Could the lines from the start of the data through the line with "ax.axhline(0, color=axis_col, linewidth=1.5, zorder=0)" be set down exactly, with no pictures among them?
:: Data excerpt ::
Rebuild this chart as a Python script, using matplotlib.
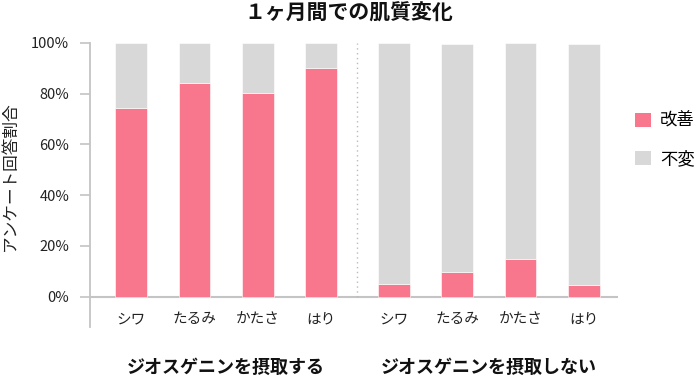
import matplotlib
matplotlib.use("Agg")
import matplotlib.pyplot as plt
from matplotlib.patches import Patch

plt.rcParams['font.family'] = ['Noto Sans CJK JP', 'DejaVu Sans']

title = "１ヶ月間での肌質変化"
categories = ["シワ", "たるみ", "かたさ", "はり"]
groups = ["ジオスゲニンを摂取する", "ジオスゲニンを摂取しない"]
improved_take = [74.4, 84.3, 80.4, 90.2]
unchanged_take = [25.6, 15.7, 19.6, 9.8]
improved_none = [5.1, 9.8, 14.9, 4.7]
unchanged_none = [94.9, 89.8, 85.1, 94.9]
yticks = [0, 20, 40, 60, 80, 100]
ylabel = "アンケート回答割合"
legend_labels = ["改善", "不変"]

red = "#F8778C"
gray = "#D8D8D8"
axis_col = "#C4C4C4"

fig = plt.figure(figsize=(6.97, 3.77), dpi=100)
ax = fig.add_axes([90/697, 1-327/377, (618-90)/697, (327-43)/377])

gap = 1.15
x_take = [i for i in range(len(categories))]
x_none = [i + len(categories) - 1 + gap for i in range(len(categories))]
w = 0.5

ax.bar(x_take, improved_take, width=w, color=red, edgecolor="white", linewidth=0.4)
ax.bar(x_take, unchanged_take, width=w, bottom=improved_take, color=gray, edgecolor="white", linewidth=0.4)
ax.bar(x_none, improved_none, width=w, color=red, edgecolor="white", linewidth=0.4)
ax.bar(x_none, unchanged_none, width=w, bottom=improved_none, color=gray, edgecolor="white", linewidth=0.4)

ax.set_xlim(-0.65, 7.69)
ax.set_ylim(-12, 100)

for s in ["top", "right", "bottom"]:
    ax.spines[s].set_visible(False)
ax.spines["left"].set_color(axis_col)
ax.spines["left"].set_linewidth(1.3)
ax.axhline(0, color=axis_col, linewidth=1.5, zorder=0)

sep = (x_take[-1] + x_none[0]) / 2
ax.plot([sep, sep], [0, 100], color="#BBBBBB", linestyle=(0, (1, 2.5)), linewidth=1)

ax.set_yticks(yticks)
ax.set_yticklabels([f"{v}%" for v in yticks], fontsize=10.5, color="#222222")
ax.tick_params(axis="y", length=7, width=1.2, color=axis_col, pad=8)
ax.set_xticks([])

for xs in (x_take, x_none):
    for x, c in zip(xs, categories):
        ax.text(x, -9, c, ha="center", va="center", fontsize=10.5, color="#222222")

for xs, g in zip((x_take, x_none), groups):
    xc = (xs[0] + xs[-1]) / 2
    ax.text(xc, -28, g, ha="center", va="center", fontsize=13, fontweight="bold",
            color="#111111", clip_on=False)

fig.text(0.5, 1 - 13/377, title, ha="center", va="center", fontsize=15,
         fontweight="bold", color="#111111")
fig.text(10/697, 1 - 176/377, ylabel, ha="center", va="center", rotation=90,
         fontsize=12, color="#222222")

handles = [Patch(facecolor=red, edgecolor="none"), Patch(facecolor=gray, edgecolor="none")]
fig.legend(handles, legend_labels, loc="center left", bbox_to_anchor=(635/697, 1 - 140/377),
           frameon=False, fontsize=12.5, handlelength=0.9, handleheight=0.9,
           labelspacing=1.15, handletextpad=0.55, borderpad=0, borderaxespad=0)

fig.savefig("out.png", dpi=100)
:::
■ The output:
Rebuild this chart as a Python script, using matplotlib.
import matplotlib
matplotlib.use("Agg")
import matplotlib.pyplot as plt
from matplotlib.patches import Patch

plt.rcParams['font.family'] = ['Noto Sans CJK JP', 'DejaVu Sans']

title = "１ヶ月間での肌質変化"
categories = ["シワ", "たるみ", "かたさ", "はり"]
groups = ["ジオスゲニンを摂取する", "ジオスゲニンを摂取しない"]
improved_take = [74.4, 84.3, 80.4, 90.2]
unchanged_take = [25.6, 15.7, 19.6, 9.8]
improved_none = [5.1, 9.8, 14.9, 4.7]
unchanged_none = [94.9, 89.8, 85.1, 94.9]
yticks = [0, 20, 40, 60, 80, 100]
ylabel = "アンケート回答割合"
legend_labels = ["改善", "不変"]

red = "#F8778C"
gray = "#D8D8D8"
axis_col = "#C4C4C4"

fig = plt.figure(figsize=(6.97, 3.77), dpi=100)
ax = fig.add_axes([90/697, 1-327/377, (618-90)/697, (327-43)/377])

gap = 1.15
x_take = [i for i in range(len(categories))]
x_none = [i + len(categories) - 1 + gap for i in range(len(categories))]
w = 0.5

ax.bar(x_take, improved_take, width=w, color=red, edgecolor="white", linewidth=0.4)
ax.bar(x_take, unchanged_take, width=w, bottom=improved_take, color=gray, edgecolor="white", linewidth=0.4)
ax.bar(x_none, improved_none, width=w, color=red, edgecolor="white", linewidth=0.4)
ax.bar(x_none, unchanged_none, width=w, bottom=improved_none, color=gray, edgecolor="white", linewidth=0.4)

ax.set_xlim(-0.65, 7.69)
ax.set_ylim(-12, 100)

for s in ["top", "right", "bottom"]:
    ax.spines[s].set_visible(False)
ax.spines["left"].set_color(axis_col)
ax.spines["left"].set_linewidth(1.3)
ax.axhline(0, color=axis_col, linewidth=1.5, zorder=0)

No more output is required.